Despite being a critical factor for investor outcomes in Asia, the growing focus on sustainability in the push towards improving ESG practices in the region has left corporate governance issues lagging.
This is the view of David Smith, senior investment director at abrdn, who told FSA that the recent growth in the interest in sustainability, while encouraging, has unfortunately come at the expense of corporate governance.
He argued that in recent years, there has not been enough attention on the corporate governance issues that are necessary to create long-term shareholder returns.
One corporate governance issue that is particularly important in Asia is related-party transactions, which Smith (pictured) said is probably the “number one risk” that comes from ownership structure in the region.
Many companies in Asia tend to be owned and controlled by a family, who will often have interests outside of the company in either related or unrelated industries, which can sometimes lead to bad actors siphoning money away from the listed company.
Related-party transaction scandals
Smith said: “Related party transactions is the number one way that the less scrupled promotor can tunnel value outside of a listed company into his private interests”.
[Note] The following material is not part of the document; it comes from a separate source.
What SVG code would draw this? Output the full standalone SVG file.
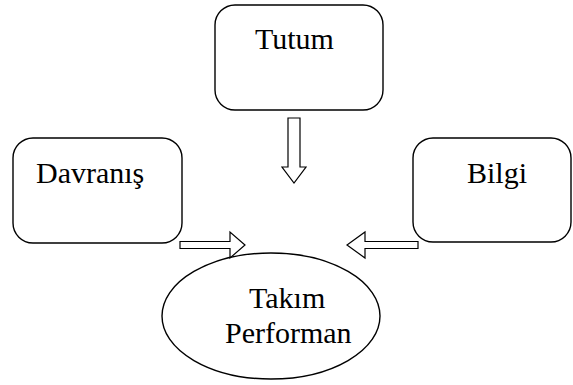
<svg xmlns="http://www.w3.org/2000/svg" width="573" height="385" viewBox="0 0 573 385">
<style>
.box{fill:#fff;stroke:#000;stroke-width:1.4}
.arr{fill:#fff;stroke:#000;stroke-width:1.2;stroke-linejoin:miter}
text{font-family:"Liberation Serif","Times New Roman",serif;font-size:30px;fill:#000}
</style>
<rect width="573" height="385" fill="#fff"/>
<g id="tutum">
<rect class="box" x="215" y="5" width="168" height="105" rx="20"/>
<text x="255" y="49">Tutum</text>
</g>
<g id="davranis">
<rect class="box" x="13" y="138" width="169" height="105" rx="20"/>
<text x="36" y="183">Davranış</text>
</g>
<g id="bilgi">
<rect class="box" x="413" y="138" width="158" height="104" rx="20"/>
<text x="467" y="183">Bilgi</text>
</g>
<g id="takim">
<ellipse class="box" cx="271" cy="316" rx="109" ry="63"/>
<text x="249" y="308">Takım</text>
<text x="225" y="343">Performan</text>
</g>
<g id="connectors">
<polygon class="arr" points="288,118 300,118 300,167 306,167 294,183 282,167 288,167"/>
<polygon class="arr" points="180,241.5 230,241.5 230,232 245,245 230,258 230,248.5 180,248.5"/>
<polygon class="arr" points="418,241.5 365,241.5 365,232 347,245 365,258 365,248.5 418,248.5"/>
</g>
</svg>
“Typically, there’ll be a number of ongoing transactions or potentially some one-off transactions,” he explained. “It could be some kind of software license or ancillary services that is a regular payment or lease. Or a one-off can be the injection of an asset or buying something every now and again or, with alarming regularity as you sometimes see.”
Investors don’t need to look far back in history to find examples of this in two of the region’s biggest markets.
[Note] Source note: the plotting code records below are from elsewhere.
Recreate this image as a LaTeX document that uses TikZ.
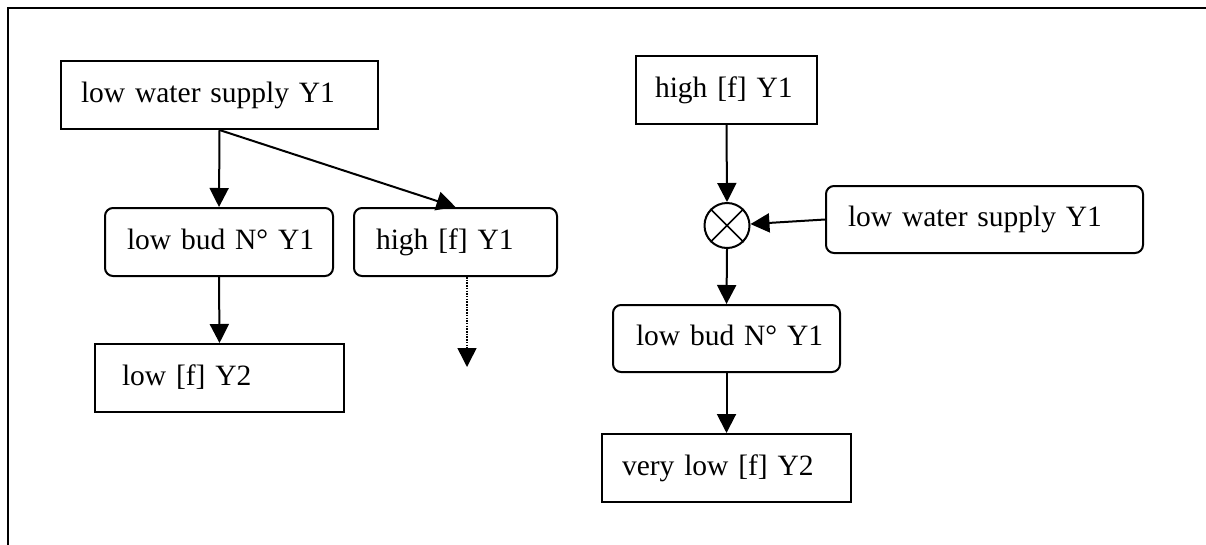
\documentclass[tikz,border=0pt]{standalone}
\usepackage{fontspec}
\setmainfont{Liberation Serif}
\usetikzlibrary{arrows.meta}
\tikzset{
  bx/.style={draw, line width=2pt, minimum height=68pt, inner ysep=0pt,
    text height=21pt, text depth=7pt, align=left,
    font=\fontsize{29.5}{36}\selectfont},
  rbx/.style={bx, rounded corners=8pt},
  arr/.style={line width=2pt, -{Triangle[width=19pt,length=19pt]}},
  darr/.style={line width=1.5pt, dash pattern=on 1.5pt off 1.2pt, -{Triangle[width=19pt,length=19pt]}},
  mult/.style={draw, circle, line width=2pt, minimum size=45pt, inner sep=0pt}
}
\begin{document}
\begin{tikzpicture}[x=1pt,y=-1pt]
\useasboundingbox (0,0) rectangle (1206,544);
\draw[line width=2pt] (7.5,560) -- (7.5,8) -- (1220,8);
% left
\node[bx, minimum width=317pt, text width=277pt, inner xsep=20pt] (A) at (219.5,95) {\mbox{low water supply Y1}};
\node[rbx, minimum width=228pt, text width=184pt, inner xsep=22pt] (B) at (219,242) {\mbox{low bud N° Y1}};
\node[rbx, minimum width=203pt, text width=159pt, inner xsep=22pt] (C) at (455.5,242) {\mbox{high [f] Y1}};
\node[bx, minimum width=249pt, text width=195pt, inner xsep=27pt] (D) at (219.5,378) {\mbox{low [f] Y2}};
\coordinate (Cend) at (467,367);
\draw[arr] (A.south) -- (B.north);
\draw[arr] (A.south) -- (C.north);
\draw[arr] (B.south) -- (D.north);
\draw[darr] (C.south -| Cend) -- (Cend);
% right
\node[bx, minimum width=181pt, text width=143pt, inner xsep=19pt] (E) at (726.5,90) {\mbox{high [f] Y1}};
\node[mult] (X) at (727,225.5) {};
\draw[line width=1.6pt] (X.45) -- (X.225) (X.135) -- (X.315);
\node[rbx, minimum width=317pt, text width=273pt, inner xsep=22pt, minimum height=67pt] (F) at (984.5,219.5) {\mbox{low water supply Y1}};
\node[rbx, minimum width=227pt, text width=181pt, inner xsep=23pt, minimum height=67pt] (G) at (726.5,338.5) {\mbox{low bud N° Y1}};
\node[bx, minimum width=249pt, text width=209pt, inner xsep=20pt] (H) at (726.5,468) {\mbox{very low [f] Y2}};
\draw[arr] (E.south) -- (X.north);
\draw[arr] (F.west) -- (X);
\draw[arr] (X.south) -- (G.north);
\draw[arr] (G.south) -- (H.north);
\end{tikzpicture}
\end{document}
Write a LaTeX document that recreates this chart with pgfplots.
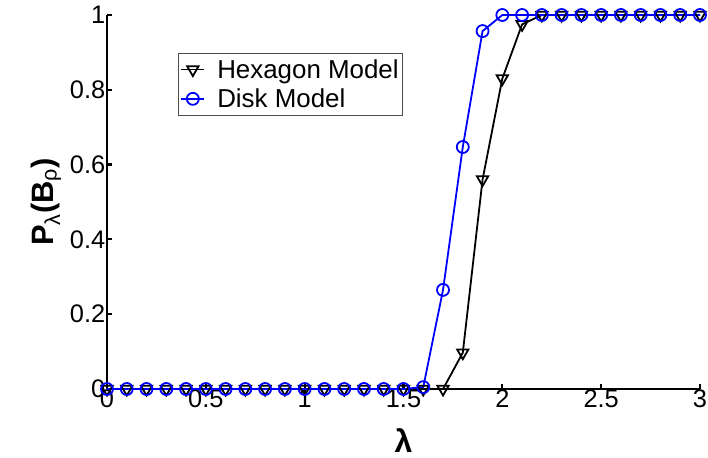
\documentclass[border=0pt]{standalone}
\usepackage{fontspec}
\setmainfont{Liberation Sans}
\usepackage{pgfplots}
\pgfplotsset{compat=1.18}

% Percolation probability versus intensity for the two coverage models
\pgfplotstableread{
lam   hex    disk
0.0   0      0
0.1   0      0
0.2   0      0
0.3   0      0
0.4   0      0
0.5   0      0
0.6   0      0
0.7   0      0
0.8   0      0
0.9   0      0
1.0   0      0
1.1   0      0
1.2   0      0
1.3   0      0
1.4   0      0
1.5   0      0
1.6   0      0.005
1.7   0      0.265
1.8   0.097  0.647
1.9   0.56   0.957
2.0   0.83   1
2.1   0.975  1
2.2   1      1
2.3   1      1
2.4   1      1
2.5   1      1
2.6   1      1
2.7   1      1
2.8   1      1
2.9   1      1
3.0   1      1
}\probdata

\begin{document}
\begin{tikzpicture}
\path[use as bounding box] (-107bp,-69bp) rectangle (601bp,389bp);
\begin{axis}[
  scale only axis, width=593bp, height=374bp,
  at={(0,0)}, anchor=south west,
  xmin=0, xmax=3, ymin=0, ymax=1,
  axis x line=bottom, axis y line=left,
  axis line style={-, line width=2.6bp},
  tick align=inside, major tick length=5bp,
  tick style={line width=2.2bp, black},
  xtick={0,0.5,1,1.5,2,2.5,3},
  ytick={0,0.2,0.4,0.6,0.8,1},
  /pgf/number format/assume math mode=true,
  ticklabel style={font=\fontsize{25.5}{28}\selectfont},
  xticklabel style={inner sep=1bp},
  yticklabel style={inner sep=1.5bp},
  xlabel={\textbf{λ}},
  xlabel style={at={(axis description cs:0.5,-0.137)}, anchor=center,
    font=\fontsize{32}{34}\selectfont},
  ylabel={\textbf{P\textsubscript{\mdseries λ}(B\textsubscript{\mdseries ρ})}},
  ylabel style={at={(axis description cs:-0.103,0.5)}, anchor=center, rotate=0,
    font=\fontsize{31}{34}\selectfont},
  clip=false,
  legend style={at={(axis description cs:0.12,0.898)}, anchor=north west,
    draw=black!70, line width=0.6bp, fill=white,
    font=\fontsize{26}{28}\selectfont, inner xsep=2bp, inner ysep=4bp,
    row sep=5bp},
  legend cell align=left,
  legend image code/.code={%
    \draw[mark repeat=2, mark phase=2] plot coordinates {(0bp,0bp) (11.5bp,0bp) (23bp,0bp)};},
]
\addplot[black, line width=1.8bp, mark=triangle, mark size=6.5bp,
  mark options={rotate=180, line width=1.8bp, solid}] table[x=lam, y=hex] {\probdata};
\addlegendentry{\hspace*{10bp}Hexagon Model}
\addplot[blue, line width=1.8bp, mark=o, mark size=6bp,
  mark options={line width=1.8bp, solid}] table[x=lam, y=disk] {\probdata};
\addlegendentry{\hspace*{10bp}Disk Model}
\end{axis}
\end{tikzpicture}
\end{document}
In China, it was discovered in 2017 that related-party transactions within one of its largest dairy producers, China Huishan Dairy Holdings, were designed to inflate its sales and mislead investors, forcing the company to eventually declare bankruptcy.
In 2019, Indian Telcom firm Reliance Communications faced scrutiny over related-party transactions and accusations of diverting funds to related entities, which also ultimately lead to its bankruptcy.
However, this problem is not new for Asian stock market investors, and over time, awareness from investors and regulators has improved.
In markets such as China and Singapore for example, there are now more approvals required for transactions above a certain threshold or for asset transfers.
“Generally, protection for minority shareholders has evolved such that we tend to get a vote on these bigger transactions and the controlling shareholder can’t vote,” Smith added.
“So protections have got a lot better; we’re in a better place than we used to be, but that doesn’t mean there’s no related-party transactions. But, there are probably fewer abusive related transactions than there were when I first came to the region almost 20 years ago.”
Shift in focus away from corporate governance
However, as the focus on sustainability and thematic investing has grown over the past few years, Smith warned that less attention is being paid to these corporate governance issues that were considered more important in earlier years.
“I think we’ve seen a lower focus in some parts of the market on the quality of firms as people have looked for thematic investments,” he said.
“Things like quality of balance sheet, quality of strategy, and quality of management — such as how many cycles has it been through, for example.”
Because technology stocks have experienced strong returns over the past decade, Smith thinks the market has been more forgiving when it comes to governance in the tech sector especially.
Smith said: “I think people in some places put lower emphasis on the quality of boards of directors because they want to believe in a strong founder.”
“So, you have tended to see much lower constructive, robust engagement around the need for a strong and demonstrably independent credentialed board of directors,” he said.
With a changing macroeconomic backdrop, with interest rates at levels not seen for a generation, Smith argued that it is even more imperative that tech founders and management teams have a “counterweight” given by an experienced board of directors.
“I think the market has under prioritised governance,” he said. “I think we will see a greater focus on this as we do after every period of volatility.”
“I think that would extend to questions around boards, questions around related party transactions, questions around the credentials of independent directors and questions around payment of options to non-executive directors, which was something that the market used to be very strong on 10 years ago.”